Actively deciding to use black hair care products made a difference.
One of my favorites was a black-owned and vegan company, Wonder Curl. I gave founder Scarlett Rocourt a snippet of my hair issues and she sent me detailed recommendations on how to problem solve. Her Detoxifying Clay Cleanser and Sealing Hair Butter reshaped the way that I see and treat my natural hair.
The cleanser turned a 10-step shampoo and conditioning process into one. Applying the sealing butter after my first go at a co-wash contained most of my frizz. This process worked for me because I used a small amount of each product and still got big results. This experience gave me the push I needed to put more time, energy and intent into caring for my hair again.
And the Curl Control Styling Lotion made day four of my braid-out feel like day one.
This never happens to me.

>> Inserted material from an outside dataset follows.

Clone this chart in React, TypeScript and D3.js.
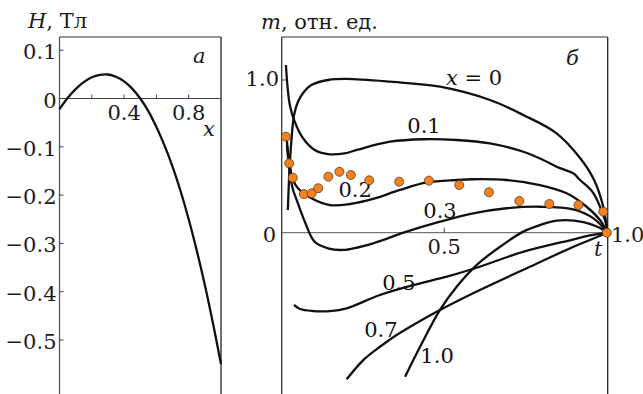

By day four of a braid-out, I am usually either fluffing out my afro or throwing my hair into a top knot bun.
At the beginning of quarantine, I had gone so long between washing my hair that it became a tangled mess that I actively avoided. Once I actually started to infuse consistency, love and care back into my hair, I gained back the confidence I don’t remember losing.
I have been natural for 10 years, and have had a series of ups and downs since then. I am proud of where I am in my journey, and am committing to giving my hair the love and attention it deserves. That I deserve.